I ducked my head against the cold wind and started walking. It was going to be a long day of dragging these bitches from place to meaningless place. And the night? I didn’t want to think about the night. That’s when it could go wrong in all the worst ways.
I had hours to kill before that, though, and there was one thing I’d always meant to do. If I was going to go out, good hand or not, and chances were much better than ever that I was, I wasn’t going out with that on my body. That was a black and red tattoo I had on my bicep. I’d been possessed once—yeah, yeah, old news—and my pilot during the whole ordeal thought it would be an absolute blast to get MOM surrounded by a heart on my arm. To say I’d considered peeling the skin off with my combat knife didn’t really give the flavor of how much I hated it. Had hated her.
I wasn’t going to die with that on me. I found the nearest tattoo parlor, waited my turn before sitting, taking off my jacket, rolling up my sleeve, and saying, “Cover it up.”
The guy—big, fat, and with a curly beard—blinked, bored. “With what?” Whether I didn’t love my mommy or not anymore wasn’t his concern.
“With damn Big Bird for all I care. Just cover it up.”
It wasn’t that easy. It’s never that easy. A whole slew of them came over to discuss the situation. A tattoo was a reflection of your inner self, your true blah, blah, blah. You couldn’t just slap anything on there. Well, obviously I had, as no one had fought me about the whole mom issue. Apparently moms got more respect than Big Bird. One guy had actually suggested that it would be easy to blend the tattoo I had now into a dragon, as if that wouldn’t get me laughed out of the bar. Assuming Ishiah ever let me back in after Cambriel’s death.
A dragon. Christ. While piles of flaming lizard crap from the sky were deadly enough if you weren’t careful, it certainly wasn’t worth bragging about to have survived. I could never wear a short-sleeved shirt again.
Finally I pointed at a red and black band on the wall. Funky lettering. I felt the invisible Niko thwap me over my ear and corrected myself quickly. Latin. It was Latin. “What about that? What’s that?”
“Armband. A lot of our guys retiring from the military are getting that. It says ‘Brothers in Arms,’ ” Curly said.
Huh. How about that? The right colors and, this time, the right sentiment.

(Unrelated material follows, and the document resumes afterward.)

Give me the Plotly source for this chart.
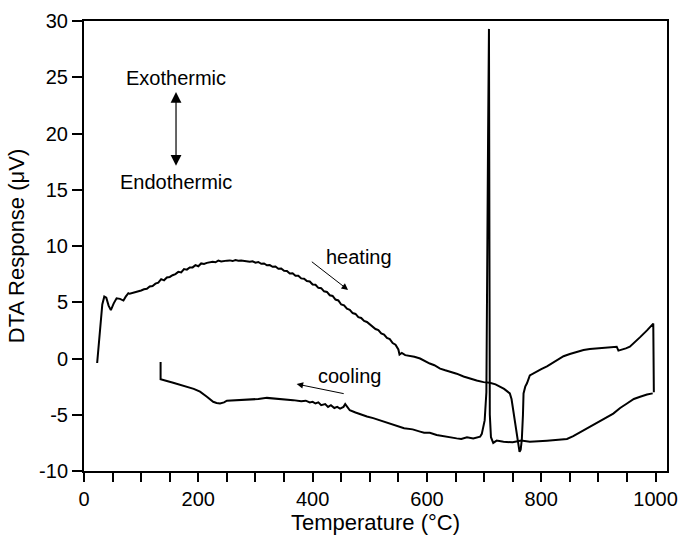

Last time it hadn’t hurt or the thing inside me had enjoyed the pain. Hard to say. This time it did. I didn’t mind.
The things that matter are worth it.
You could still see the heart with the MOM, but just barely, and only if you knew where to look. The ghost of gone. Just like Sophia herself. She was gone, but if you knew where to look in me, you’d still see her. It was the best that I could hope for, though, and I was happy with it. I let them tape it up with gauze, paid, and headed outside. Hours had passed and the light was bleeding from the sky.
Timing. Now was when I found out if I was on the right side of it—or tomato paste on the wall.

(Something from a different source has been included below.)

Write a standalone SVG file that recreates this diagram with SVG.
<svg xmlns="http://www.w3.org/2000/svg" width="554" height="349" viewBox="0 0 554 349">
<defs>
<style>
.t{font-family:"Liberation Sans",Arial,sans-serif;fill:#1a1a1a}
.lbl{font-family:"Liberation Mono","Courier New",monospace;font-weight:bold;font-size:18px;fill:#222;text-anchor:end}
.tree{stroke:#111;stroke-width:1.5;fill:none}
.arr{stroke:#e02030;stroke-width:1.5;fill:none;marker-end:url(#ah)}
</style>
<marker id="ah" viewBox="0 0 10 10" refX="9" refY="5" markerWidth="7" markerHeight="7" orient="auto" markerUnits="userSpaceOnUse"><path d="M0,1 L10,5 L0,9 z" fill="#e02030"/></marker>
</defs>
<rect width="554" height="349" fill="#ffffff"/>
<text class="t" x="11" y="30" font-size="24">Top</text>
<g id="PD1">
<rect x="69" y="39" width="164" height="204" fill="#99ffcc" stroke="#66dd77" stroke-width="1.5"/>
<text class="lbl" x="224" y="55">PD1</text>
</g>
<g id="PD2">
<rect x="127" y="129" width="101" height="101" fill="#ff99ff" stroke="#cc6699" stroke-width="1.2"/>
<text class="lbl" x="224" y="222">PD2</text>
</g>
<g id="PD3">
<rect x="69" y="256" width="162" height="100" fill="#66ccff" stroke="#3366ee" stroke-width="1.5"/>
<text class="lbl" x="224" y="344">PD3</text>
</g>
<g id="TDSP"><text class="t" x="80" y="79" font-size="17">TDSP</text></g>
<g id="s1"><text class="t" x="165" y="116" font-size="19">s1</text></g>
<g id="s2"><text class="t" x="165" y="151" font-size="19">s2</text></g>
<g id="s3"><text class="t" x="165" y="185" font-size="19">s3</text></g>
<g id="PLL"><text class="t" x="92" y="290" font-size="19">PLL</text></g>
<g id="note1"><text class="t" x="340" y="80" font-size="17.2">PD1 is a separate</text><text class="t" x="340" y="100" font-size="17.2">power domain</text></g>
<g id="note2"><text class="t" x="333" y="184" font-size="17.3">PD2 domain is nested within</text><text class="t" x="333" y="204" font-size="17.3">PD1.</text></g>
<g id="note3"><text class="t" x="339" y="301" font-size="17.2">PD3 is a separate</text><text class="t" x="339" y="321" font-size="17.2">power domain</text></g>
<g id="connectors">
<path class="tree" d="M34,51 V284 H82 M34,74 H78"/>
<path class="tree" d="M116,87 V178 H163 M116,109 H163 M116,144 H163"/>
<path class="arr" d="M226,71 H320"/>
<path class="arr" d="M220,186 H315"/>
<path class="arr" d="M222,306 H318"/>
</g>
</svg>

Radioactive tomato paste, as it turned out.
Because that note in Nik’s voice on the phone? Can I just get a “Holy shit” from the choir, please?
“A nuke? A goddamn nuke? A fucking nuke? A . . .” My mouth was still moving, but nothing was coming out. I’d run out of curse words to say. Me. That hadn’t ever happened in my life. “What’s wrong with a nice normal bomb? You know, in case things go wrong, we only take out a few buildings, not the whole damn city.”

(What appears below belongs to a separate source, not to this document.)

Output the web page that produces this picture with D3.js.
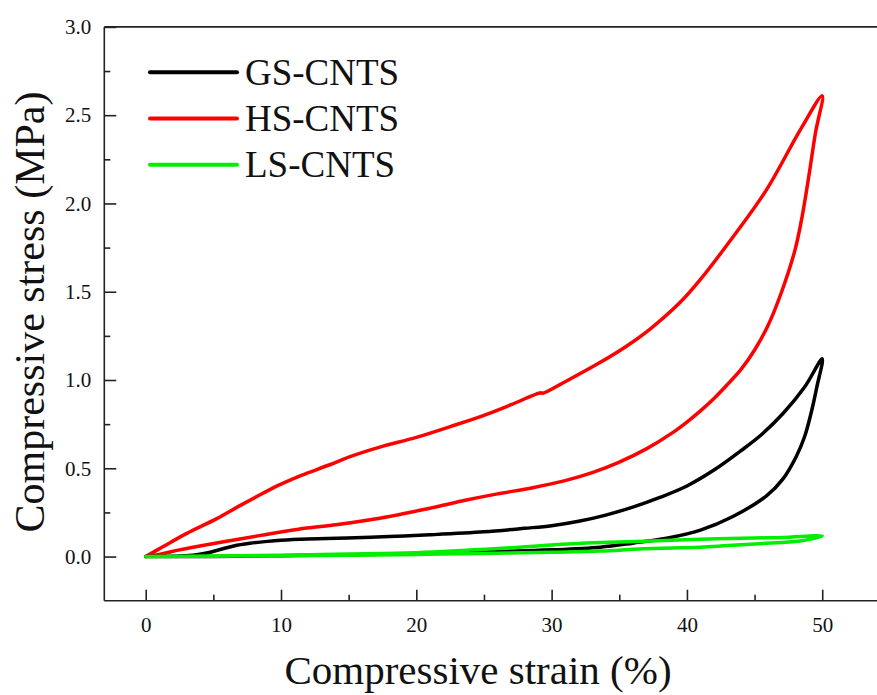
<!DOCTYPE html>
<html>
<head>
<meta charset="utf-8">
<script src="https://cdn.jsdelivr.net/npm/d3@7"></script>
<style>
  html, body { margin: 0; padding: 0; background: #fff; }
  svg { display: block; }
  svg text { font-family: "Liberation Serif", "Times New Roman", serif !important; }
</style>
</head>
<body>
<svg id="chart" width="877" height="695"></svg>
<script>
// ---------- data (strain %, stress MPa) ----------
const seriesNames = ["GS-CNTS", "HS-CNTS", "LS-CNTS"];
const seriesColors = ["#000000", "#ff0000", "#00ee00"];

// HS-CNTS loading + unloading loop
const hsStrain = [0, 1.3, 3, 5.25, 7, 8.7, 10, 11.5, 13.6, 15.1, 17.3, 20, 22.5, 25, 27, 29.2, 29.35, 31, 33.6, 35.5, 37.3, 39.5, 41, 43.4, 45.9, 48.4, 50,
                  49.5, 49, 48.5, 48, 47, 46, 45, 44, 43, 42, 41, 40, 39, 37, 35, 33, 31, 28.6, 26, 23.7, 21, 17.3, 14, 11.3, 8.5, 6.2, 4, 2.5, 1, 0];
const hsStress = [0, 0.057, 0.13, 0.215, 0.29, 0.36, 0.41, 0.46, 0.52, 0.566, 0.62, 0.675, 0.736, 0.80, 0.86, 0.928, 0.925, 0.99, 1.1, 1.19, 1.29, 1.44, 1.57, 1.81, 2.08, 2.42, 2.61,
                  2.40, 2.15, 1.92, 1.74, 1.50, 1.31, 1.17, 1.06, 0.975, 0.895, 0.825, 0.762, 0.705, 0.61, 0.535, 0.475, 0.43, 0.39, 0.355, 0.32, 0.274, 0.217, 0.18, 0.155, 0.12, 0.09, 0.06, 0.038, 0.012, 0];

// GS-CNTS loop
const gsStrain = [0, 2, 3.5, 4.5, 5.5, 6.5, 7.7, 9, 10, 12, 14.9, 18, 21, 25, 28, 30, 32, 34, 36, 38, 40, 42, 44, 45.5, 47.1, 48.7, 50,
                  49.6, 49.2, 48.7, 48.1, 47.1, 45.9, 43.4, 41, 38.5, 36, 33.6, 30, 25, 20, 15, 10, 5, 0];
const gsStress = [0, 0.002, 0.008, 0.02, 0.04, 0.06, 0.075, 0.086, 0.092, 0.099, 0.105, 0.113, 0.123, 0.14, 0.16, 0.175, 0.2, 0.235, 0.28, 0.335, 0.40, 0.49, 0.6, 0.69, 0.81, 0.96, 1.12,
                  0.96, 0.82, 0.68, 0.57, 0.44, 0.345, 0.227, 0.15, 0.104, 0.076, 0.053, 0.038, 0.027, 0.018, 0.01, 0.005, 0.001, 0];

// LS-CNTS loop
const lsStrain = [0, 5, 10, 15, 20, 26, 30, 33.6, 36.8, 41, 45, 47.1, 50,
                  48.5, 45.9, 43, 41, 36.8, 33.6, 30, 25, 20, 15, 10, 5, 0];
const lsStress = [0, 0.003, 0.008, 0.014, 0.022, 0.045, 0.066, 0.079, 0.087, 0.098, 0.105, 0.108, 0.117,
                  0.09, 0.075, 0.062, 0.053, 0.044, 0.031, 0.025, 0.018, 0.012, 0.008, 0.004, 0.002, 0];

const xTicks = [0, 10, 20, 30, 40, 50];
const xMinorTicks = [5, 15, 25, 35, 45];
const yTicks = [0, 0.5, 1.0, 1.5, 2.0, 2.5, 3.0];
const yMinorTicks = [0.25, 0.75, 1.25, 1.75, 2.25, 2.75];
const xTitle = "Compressive strain (%)";
const yTitle = "Compressive stress (MPa)";

// ---------- layout ----------
const W = 877, H = 695;
const svg = d3.select("#chart");
const axisColor = "#222";
const serif = "'Liberation Serif', 'Times New Roman', serif";

const x = d3.scaleLinear().domain([-3.06, 54.07]).range([104.3, 877.3]);
const y = d3.scaleLinear().domain([-0.25, 3.0]).range([600.7, 26.9]);

const x0 = x.range()[0], yBottom = y.range()[0], yTop = y.range()[1];

// frame lines (left, bottom, top)
const frame = svg.append("g").attr("stroke", axisColor).attr("stroke-width", 1.6).attr("fill", "none");
frame.append("line").attr("x1", x0).attr("x2", x0).attr("y1", yTop).attr("y2", yBottom);
frame.append("line").attr("x1", x0).attr("x2", W).attr("y1", yBottom).attr("y2", yBottom);
frame.append("line").attr("x1", x0).attr("x2", W).attr("y1", yTop).attr("y2", yTop);

function styleAxis(g, withText) {
  g.attr("font-family", serif);
  g.select(".domain").remove();
  g.selectAll("line").attr("stroke", axisColor).attr("stroke-width", 1.6);
  if (withText) g.selectAll("text").style("font-family", serif).attr("font-size", 21).attr("fill", "#111");
}

// y axis major + minor
svg.append("g").attr("transform", `translate(${x0},0)`)
  .call(d3.axisLeft(y).tickValues(yTicks).tickFormat(d3.format(".1f")).tickSizeInner(-12).tickSizeOuter(0).tickPadding(13))
  .call(g => styleAxis(g, true));
svg.append("g").attr("transform", `translate(${x0},0)`)
  .call(d3.axisLeft(y).tickValues(yMinorTicks).tickFormat("").tickSizeInner(-6).tickSizeOuter(0))
  .call(g => styleAxis(g, false));

// x axis major + minor
svg.append("g").attr("transform", `translate(0,${yBottom})`)
  .call(d3.axisBottom(x).tickValues(xTicks).tickFormat(d3.format("d")).tickSizeInner(-11).tickSizeOuter(0).tickPadding(16))
  .call(g => styleAxis(g, true));
svg.append("g").attr("transform", `translate(0,${yBottom})`)
  .call(d3.axisBottom(x).tickValues(xMinorTicks).tickFormat("").tickSizeInner(-6).tickSizeOuter(0))
  .call(g => styleAxis(g, false));

// axis titles
svg.append("text").attr("x", (x(0) + x(50)) / 2 - 6).attr("y", 684)
  .attr("text-anchor", "middle").attr("font-size", 41).attr("fill", "#111").text(xTitle);
svg.append("text").attr("transform", `translate(44,${312}) rotate(-90)`)
  .attr("text-anchor", "middle").attr("font-size", 42).attr("fill", "#111").text(yTitle);

// ---------- curves ----------
const line = d3.line().x(d => x(d[0])).y(d => y(d[1])).curve(d3.curveCatmullRom.alpha(0.5));
const series = [
  { name: seriesNames[1], color: seriesColors[1], pts: d3.zip(hsStrain, hsStress) },
  { name: seriesNames[0], color: seriesColors[0], pts: d3.zip(gsStrain, gsStress) },
  { name: seriesNames[2], color: seriesColors[2], pts: d3.zip(lsStrain, lsStress) }
];
svg.append("g").selectAll("path").data(series).join("path")
  .attr("d", d => line(d.pts))
  .attr("fill", "none")
  .attr("stroke", d => d.color)
  .attr("stroke-width", 3.5)
  .attr("stroke-linejoin", "round")
  .attr("stroke-linecap", "round");

// ---------- legend ----------
const legend = svg.append("g");
const legY = d3.scalePoint().domain(seriesNames).range([72.3, 164.7]);
const lg = legend.selectAll("g").data(seriesNames).join("g")
  .attr("transform", d => `translate(0,${legY(d)})`);
lg.append("line").attr("x1", 150).attr("x2", 237).attr("y1", 0).attr("y2", 0)
  .attr("stroke", (d, i) => seriesColors[i]).attr("stroke-width", 4).attr("stroke-linecap", "round");
lg.append("text").attr("x", 245).attr("y", 12.7).attr("font-size", 37).attr("fill", "#111").text(d => d);
</script>
</body>
</html>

Robin had found Niko and me a place to stay temporarily. It was a furnished studio apartment, the best he said he could do on short notice, but it was on the first floor. That’s all we needed. The first floor. I met Nik there and I would’ve wrinkled my nose at the smell of old cat piss dried into the floor if I didn’t have other things on my mind—radioactive things.